Given the anticipation of the Federal Reserve raising its benchmark rate again on Wednesday, stocks are selling low and likely won't get much lower, so it's probably best that the average investor, depending on their age and financial situation, "hold onto what they have and maybe even add a little bit," David Rubenstein, the co-founder and co-chairman of the Carlysle Group and author of the new book "How to Invest: Masters on the Craft," tells Newsmax.
He also said in an interview with Newsmax's "The Record With Greta Van Susteren" Tuesday that he doesn't expect further large interest hikes after the Federal Reserve's anticipated announcement Wednesday of another hike of three-quarters of a point.
"If the inflation situation got much worse, they might increase it by more than that," said Rubenstein, but he doesn't anticipate that happening.
The hike will lift the Fed's benchmark rate, affecting consumer and business loans, to a range of 3% to 3.25%, or the highest level in 14 years.
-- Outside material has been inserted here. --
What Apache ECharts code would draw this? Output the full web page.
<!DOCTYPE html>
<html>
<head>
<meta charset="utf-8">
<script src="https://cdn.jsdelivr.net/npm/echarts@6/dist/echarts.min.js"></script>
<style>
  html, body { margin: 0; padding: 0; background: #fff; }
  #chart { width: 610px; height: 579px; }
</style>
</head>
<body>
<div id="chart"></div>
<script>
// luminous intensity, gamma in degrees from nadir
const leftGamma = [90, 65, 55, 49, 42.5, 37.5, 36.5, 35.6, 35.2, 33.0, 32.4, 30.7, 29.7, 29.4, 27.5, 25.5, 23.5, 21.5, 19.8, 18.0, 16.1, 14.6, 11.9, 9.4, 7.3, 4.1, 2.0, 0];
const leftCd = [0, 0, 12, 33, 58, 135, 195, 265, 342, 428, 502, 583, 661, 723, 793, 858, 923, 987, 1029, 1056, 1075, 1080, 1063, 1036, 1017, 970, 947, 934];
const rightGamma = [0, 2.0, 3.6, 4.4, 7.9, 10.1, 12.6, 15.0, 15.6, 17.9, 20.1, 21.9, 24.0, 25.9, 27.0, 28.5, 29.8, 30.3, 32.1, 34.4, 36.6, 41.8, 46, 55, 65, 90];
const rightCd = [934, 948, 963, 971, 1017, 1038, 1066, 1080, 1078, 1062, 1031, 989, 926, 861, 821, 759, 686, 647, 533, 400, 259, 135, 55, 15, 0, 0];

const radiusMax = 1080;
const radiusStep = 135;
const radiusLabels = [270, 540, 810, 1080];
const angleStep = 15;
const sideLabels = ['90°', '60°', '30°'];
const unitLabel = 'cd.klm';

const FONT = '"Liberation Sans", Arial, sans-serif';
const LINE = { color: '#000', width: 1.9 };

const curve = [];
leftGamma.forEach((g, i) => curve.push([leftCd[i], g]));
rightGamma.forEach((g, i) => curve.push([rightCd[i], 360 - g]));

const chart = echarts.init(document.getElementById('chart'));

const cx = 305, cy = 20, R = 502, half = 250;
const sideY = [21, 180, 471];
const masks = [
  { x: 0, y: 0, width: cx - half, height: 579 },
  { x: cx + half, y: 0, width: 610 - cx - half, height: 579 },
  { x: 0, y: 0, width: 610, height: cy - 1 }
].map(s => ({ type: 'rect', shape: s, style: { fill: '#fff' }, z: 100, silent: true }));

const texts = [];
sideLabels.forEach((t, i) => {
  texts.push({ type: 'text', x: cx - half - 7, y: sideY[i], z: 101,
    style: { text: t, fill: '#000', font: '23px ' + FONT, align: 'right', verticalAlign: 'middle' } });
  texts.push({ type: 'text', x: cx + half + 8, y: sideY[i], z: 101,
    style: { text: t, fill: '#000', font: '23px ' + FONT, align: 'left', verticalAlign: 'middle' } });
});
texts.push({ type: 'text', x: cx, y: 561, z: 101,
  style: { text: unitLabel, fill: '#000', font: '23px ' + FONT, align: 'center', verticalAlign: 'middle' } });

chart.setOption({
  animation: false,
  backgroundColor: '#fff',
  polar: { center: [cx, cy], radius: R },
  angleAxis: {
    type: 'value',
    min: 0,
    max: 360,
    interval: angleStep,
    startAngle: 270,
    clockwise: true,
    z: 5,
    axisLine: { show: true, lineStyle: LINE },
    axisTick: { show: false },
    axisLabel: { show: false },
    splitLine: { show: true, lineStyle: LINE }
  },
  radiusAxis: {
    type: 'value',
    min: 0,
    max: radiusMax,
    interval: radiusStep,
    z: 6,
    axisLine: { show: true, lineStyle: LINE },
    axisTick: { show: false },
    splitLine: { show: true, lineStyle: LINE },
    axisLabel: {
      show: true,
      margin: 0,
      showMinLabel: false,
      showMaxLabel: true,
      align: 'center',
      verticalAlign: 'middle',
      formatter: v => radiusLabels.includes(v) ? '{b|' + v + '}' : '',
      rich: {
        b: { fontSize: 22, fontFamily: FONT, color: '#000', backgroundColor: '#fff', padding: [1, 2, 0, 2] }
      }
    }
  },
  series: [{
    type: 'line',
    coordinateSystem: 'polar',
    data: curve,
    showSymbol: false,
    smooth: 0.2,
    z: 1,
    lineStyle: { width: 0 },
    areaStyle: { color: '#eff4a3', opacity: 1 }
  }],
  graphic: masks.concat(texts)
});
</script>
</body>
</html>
The rate was zero at the beginning of this year, but the Fed is also expected to signal that it could reach 4.5% by early next year.
"The biggest mistake that average investors make, people would say and these experts would say, is that they sell at the wrong time, and they buy at the wrong time," Rubenstein told Van Susteren. "When markets are going up, people are rushing in, and with markets going down, people rushing out. The truth is when markets are down, they will rebound. Whether it's a day from now or a month from now, nobody really knows, but they will rebound."
Rubenstein's book details interviews he's had with some of the nation's most successful investors, and he told Newsmax that one of them, Warren Buffett, has enjoyed a compounded high rate of return of 20% a year for 60 years because "he basically doesn't sell very much."
Buffett, in the book, says that when one sells or buys, there are transaction costs and that there are taxes to pay on profits from sales.
And as Buffett doesn't sell much, Rubenstein explained, "he doesn't have to pay a lot of taxes, and as a result, he has more money to compound."
Meanwhile, stocks closed lower on Wall Street Tuesday ahead of the Fed's announcement, and Rubenstein said the market has already anticipated a hike of 75 basis points.
"If the Fed was to go 100 basis points, then the market would really decline because the market would say the Fed knows more about how bad inflation is, and they're letting us know," Rubenstein told Van Susteren. "We have had great stock prices over a number of years because interest rates were essentially low or at zero and money was free. When you can borrow money for no cost, people do and they grow businesses that way, and they can expand their businesses. When money costs something, it's harder to expand. It's harder to hire people, so it obviously has a depressing effect on the economy."
However, Rubenstein said he doesn't expect the Fed to make a further drastic hike in its meetings in its final meetings of the year.
"I think the Fed has basically telegraphed that they'll do 75 basis points in this meeting, and then probably 25 basis points in each of the final two meetings in November and December," he said. "Now, if the inflation situation got much worse, they might increase it by more than that. But today the markets are basically saying we expect the Fed will do another 50 basis points after tomorrow and then probably no increase after that early next year."